- Artist: Nancy Metz White
- Year: 2006
- Type: painted steel
- Location: Enderis Playfield; Milwaukee, Wisconsin; 43°4′16.967″N 88°0′4.656″W﻿ / ﻿43.07137972°N 88.00129333°W;
- Owner: City of Milwaukee

= Magic Grove =

Artwork by Nancy Metz White

Magic Grove is a public art work by artist Nancy Metz White. It is located in Enderis Playfield, which is northwest of downtown Milwaukee, Wisconsin. It was installed in November 2006 and dedicated in May 2007.

==Description==
Magic Grove consists of three brightly painted trees made of salvaged metal, a brick walkway and artist-designed benches. The trunks of the trees are made of steel plate, and the canopies are a collage of reclaimed forge flashings painted in greens, blues, reds and yellows.
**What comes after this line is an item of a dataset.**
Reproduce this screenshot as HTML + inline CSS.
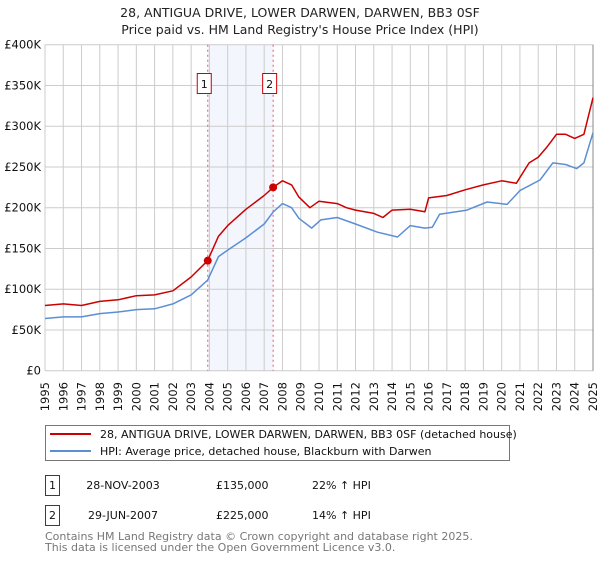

The flashings are welded to create a smooth surface across each tree canopy, interrupted occasionally by orange bird forms that jut vertically and perpendicularly from the top of each sculpture. The three trees are set into a circular plaza that is bright blue. Green and blue benches of varied sizes and heights surround the work.

==Commissioning process==
The project received funding initially through the Milwaukee Arts Board as part of a larger, two-year effort to renovate a recreational park managed by the Milwaukee Public Schools. Several neighborhood associations, local businesses and the Department of Public Works partnered to implement the renovation. The Enderis Park Neighborhood Association president said that partners "wanted a piece of art in the park to be the exclamation point on our joint effort." Neighbors and White collaborated to raise funds for the sculpture.